According to Green’s Dictionary of Slang “crash at/with” is a variant of “crash (out)” meaning to sleep, to collapse exhausted (1945) originally from the RN slang expression “crash the swede.”

crash (out) v. (originally from Royal Navy slang crash the swede, to sleep; as such it migrated first to Australia then to US and finally back to UK)

  1. to stay, to lodge, to board; thus crash at, to stay at; crash with, to stay with.

1968 - [US] N. von Hoffman We are the People Our Parents Warned Us Against 275: I don’t have a place to crash.

1970 - [US] Time 30 Mar. 10: A transient arrives looking for a place to crash.

1981 - [US] A.K. Shulman On the Stroll 226: I don’t have any place to stay and I wondered [...] if I could crash with you for a little while.

1999 - [UK] Indep. on Sun. Rev. 10 Oct. 67: He crashed at my apartment for a while.

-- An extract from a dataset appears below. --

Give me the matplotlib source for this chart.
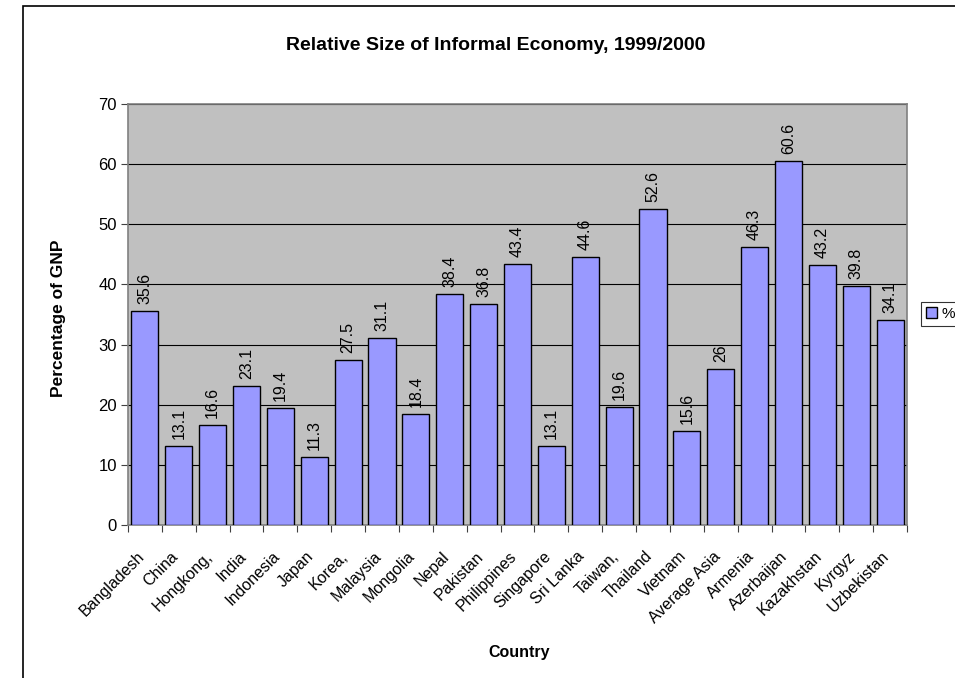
import matplotlib
matplotlib.use("Agg")
import matplotlib.pyplot as plt
from matplotlib.patches import Rectangle, Patch
import numpy as np

plt.rcParams['font.family'] = ['Liberation Sans', 'DejaVu Sans']

countries = ["Bangladesh", "China", "Hongkong,", "India", "Indonesia", "Japan", "Korea,",
             "Malaysia", "Mongolia", "Nepal", "Pakistan", "Philippines", "Singapore",
             "Sri Lanka", "Taiwan,", "Thailand", "Vietnam", "Average Asia", "Armenia",
             "Azerbaijan", "Kazakhstan", "Kyrgyz", "Uzbekistan"]
values = [35.6, 13.1, 16.6, 23.1, 19.4, 11.3, 27.5, 31.1, 18.4, 38.4, 36.8, 43.4, 13.1,
          44.6, 19.6, 52.6, 15.6, 26, 46.3, 60.6, 43.2, 39.8, 34.1]
value_labels = ["35.6", "13.1", "16.6", "23.1", "19.4", "11.3", "27.5", "31.1", "18.4",
                "38.4", "36.8", "43.4", "13.1", "44.6", "19.6", "52.6", "15.6", "26",
                "46.3", "60.6", "43.2", "39.8", "34.1"]
yticks = [0, 10, 20, 30, 40, 50, 60, 70]

W, H = 955, 678
fig = plt.figure(figsize=(W / 100, H / 100), dpi=100)
fig.patch.set_facecolor('white')

# outer chart border (cropped on right/bottom)
fig.add_artist(Rectangle((23 / W, -0.1), 2.0, (H - 6) / H + 0.1, transform=fig.transFigure,
                         fill=False, edgecolor='black', linewidth=1.2))

left, right, top, bottom = 128, 907, 104, 525
ax = fig.add_axes([left / W, 1 - bottom / H, (right - left) / W, (bottom - top) / H])
ax.set_facecolor('#C0C0C0')

n = len(countries)
x = np.arange(n)
bars = ax.bar(x, values, width=0.8, color='#9999FF', edgecolor='black', linewidth=1.0,
              zorder=3, label='%')
ax.set_xlim(-0.5, n - 0.5)
ax.set_ylim(0, 70)
ax.set_yticks(yticks)
ax.set_yticklabels([str(t) for t in yticks], fontsize=12)
ax.grid(axis='y', color='black', linewidth=0.8, zorder=1)
ax.set_axisbelow(True)

for s in ['top', 'right', 'left', 'bottom']:
    ax.spines[s].set_color('#808080')
    ax.spines[s].set_linewidth(1.2)

# x ticks at category boundaries
ax.set_xticks(np.arange(-0.5, n, 1.0), minor=False)
ax.set_xticklabels([])
ax.tick_params(axis='x', direction='out', length=5, color='#404040')
ax.tick_params(axis='y', direction='out', length=5, color='#404040', pad=3)

for i, name in enumerate(countries):
    ax.annotate(name, xy=(i, 0), xycoords=('data', 'axes fraction'),
                xytext=(-6, -17), textcoords='offset points',
                rotation=45, ha='right', va='top', rotation_mode='anchor', fontsize=11.5)

for i, (v, lab) in enumerate(zip(values, value_labels)):
    ax.annotate(lab, xy=(i, v), xytext=(0, 5), textcoords='offset points',
                rotation=90, ha='center', va='bottom', fontsize=11.5)

fig.text(496 / W, 1 - 45 / H, 'Relative Size of Informal Economy, 1999/2000',
         ha='center', va='center', fontsize=14, fontweight='bold')
fig.text(519 / W, 1 - 652 / H, 'Country', ha='center', va='center', fontsize=11.5,
         fontweight='bold')
fig.text(58 / W, 1 - 318 / H, 'Percentage of GNP', ha='center', va='center', fontsize=12.5,
         fontweight='bold', rotation=90)

leg = fig.legend(handles=[Patch(facecolor='#9999FF', edgecolor='black', label='%')],
                 loc='center left', bbox_to_anchor=(921 / W, 1 - 314 / H),
                 fontsize=11, frameon=True, fancybox=False, edgecolor='black',
                 handlelength=0.7, handleheight=0.7, handletextpad=0.3,
                 borderpad=0.35, borderaxespad=0.0)
leg.get_frame().set_linewidth(0.8)

fig.savefig('out.png', dpi=100)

From “A Dictionary of Slang and Unconventional English” by Eric Partridge: Crash the (one’s) swede:

to get one’s head down on the pillow: Royal Navy, lowerdeck; since ca. 1920:

  • Weekly Telegraph (25 Oct. 1944). A more violent version of the earlier army set the swede down. c.f. also the later crash down or simply crash.